Cook denies that his peripatetic life is removing him from the domestic scene. Tony Blair has accompanied him on most of his big overseas trips, giving him more time with the Prime Minister than most cabinet ministers, and Cook certainly has a strong grasp of the debate on Scottish devolution. "To me the most striking development in the past month has not been the headlines about the Scottish party but the fact that the White Paper (the early stages of an Act of Parliament) is a best seller in Scotland."

He also ridicules the notion that the recent scandals have shown that Scottish Labor cannot produce candidates fit to run this new layer of government. "It would be a grotesque insult to a nation that has offered so much in terms of engineering, science and the arts to the world to say that it cannot find 140 people capable of running their own country."
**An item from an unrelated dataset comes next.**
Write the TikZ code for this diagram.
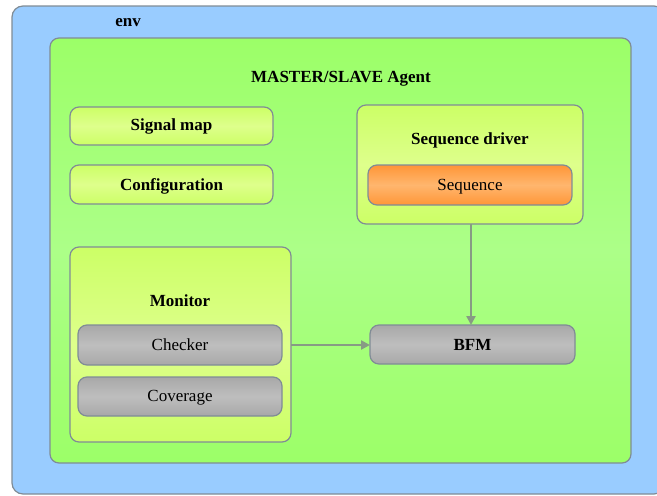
\documentclass[tikz,border=0pt]{standalone}
\usepackage{fontspec}
\setmainfont{Liberation Serif}
\usetikzlibrary{arrows.meta}

\definecolor{edgegray}{RGB}{128,140,150}
\definecolor{envblue}{RGB}{153,204,255}
\definecolor{agentgreen}{RGB}{156,255,104}
\definecolor{agentlight}{RGB}{172,255,136}
\definecolor{boxyellow}{RGB}{204,255,102}
\definecolor{boxlight}{RGB}{222,255,140}
\definecolor{boxgray}{RGB}{168,168,168}
\definecolor{graylight}{RGB}{190,190,190}
\definecolor{boxorange}{RGB}{255,150,55}
\definecolor{orangelight}{RGB}{255,182,110}
\definecolor{flowgray}{RGB}{135,155,132}

\tikzset{
  frame/.style={draw=edgegray, line width=1.2pt, rounded corners=9pt,
    inner sep=0pt, outer sep=0pt},
  envbox/.style={frame, fill=envblue, rounded corners=11pt},
  agentbox/.style={frame, top color=agentgreen, bottom color=agentgreen,
    middle color=agentlight},
  ybox/.style={frame, top color=boxyellow, bottom color=boxyellow,
    middle color=boxlight},
  gbox/.style={frame, top color=boxgray, bottom color=boxgray,
    middle color=graylight},
  obox/.style={frame, top color=boxorange, bottom color=boxorange,
    middle color=orangelight},
  title/.style={font=\fontsize{17}{20}\selectfont\bfseries, inner sep=0pt, anchor=base},
  plain/.style={font=\fontsize{17}{20}\selectfont, inner sep=0pt, anchor=base},
  flow/.style={draw=flowgray, line width=2.6pt,
    -{Triangle[length=9pt,width=9pt]}},
}

\begin{document}
\begin{tikzpicture}[x=1pt, y=-1pt]
  \useasboundingbox (0,0) rectangle (657,496);
  \begin{scope}
    \clip (0,0) rectangle (657,496);
    % outer environment
    \node[envbox, minimum width=653pt, minimum height=488pt] (env) at (338.5,250) {};
  \end{scope}
  \node[title] (envlabel) at (128,26.7) {env};

  % agent container
  \node[agentbox, minimum width=581pt, minimum height=425pt] (agent) at (340.5,250.5) {};
  \node[title] (agentlabel) at (341,82.5) {MASTER/SLAVE Agent};

  % left column
  \node[ybox, minimum width=203pt, minimum height=38pt] (sigmap) at (171.5,126) {};
  \node[title] (sigmaplabel) at (171.5,130.7) {Signal map};
  \node[ybox, minimum width=203pt, minimum height=39pt] (config) at (171.5,184.5) {};
  \node[title] (configlabel) at (171.5,190.5) {Configuration};

  % sequence driver
  \node[ybox, minimum width=226pt, minimum height=119pt] (seqdrv) at (470,164.5) {};
  \node[title] (seqdrvlabel) at (470,144.3) {Sequence driver};
  \node[obox, minimum width=204pt, minimum height=40pt] (seq) at (470,185) {};
  \node[plain] (seqlabel) at (470,190) {Sequence};

  % monitor
  \node[ybox, minimum width=221pt, minimum height=195pt] (monitor) at (180.5,344.5) {};
  \node[title] (monitorlabel) at (180,306) {Monitor};
  \node[gbox, minimum width=204pt, minimum height=40pt] (checker) at (180,345) {};
  \node[plain] (checkerlabel) at (180,350) {Checker};
  \node[gbox, minimum width=204pt, minimum height=39pt] (coverage) at (180,396.5) {};
  \node[plain] (coveragelabel) at (180,401.7) {Coverage};

  % bus functional model
  \node[gbox, minimum width=205pt, minimum height=39pt] (bfm) at (472.5,344.5) {};
  \node[title] (bfmlabel) at (472.5,350) {BFM};

  % connections
  \coordinate (drvout) at ([xshift=1pt]seqdrv.south);
  \draw[flow] (drvout) -- (drvout |- bfm.north);
  \draw[flow] (monitor.east |- checker.center) -- (bfm.west |- checker.center);
\end{tikzpicture}
\end{document}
He is confident the mood for constitutional change will extend to the Commons. A lot of work had been done on the Government's Commission on Electoral Systems, and an announcement will be made shortly. "We are still planning for a referendum before the next election."

He denies that co-operation with the Liberal Democrats will lead to an organic stitching together of the two parties. "We are not in the business of gaining power for five years. We want to stay in office to create a more open liberal era, and part of that process is, in my view, a fairer electoral system. It would also mean making sure that just as we came in on the swing of the electoral pendulum, we do not go out on it."

There is just one area of policy Cook prefers not to pronounce on. His marriage problems have seen to that. In the past he has been a supporter of privacy laws -- now he admits that he can no longer act as their most powerful advocate.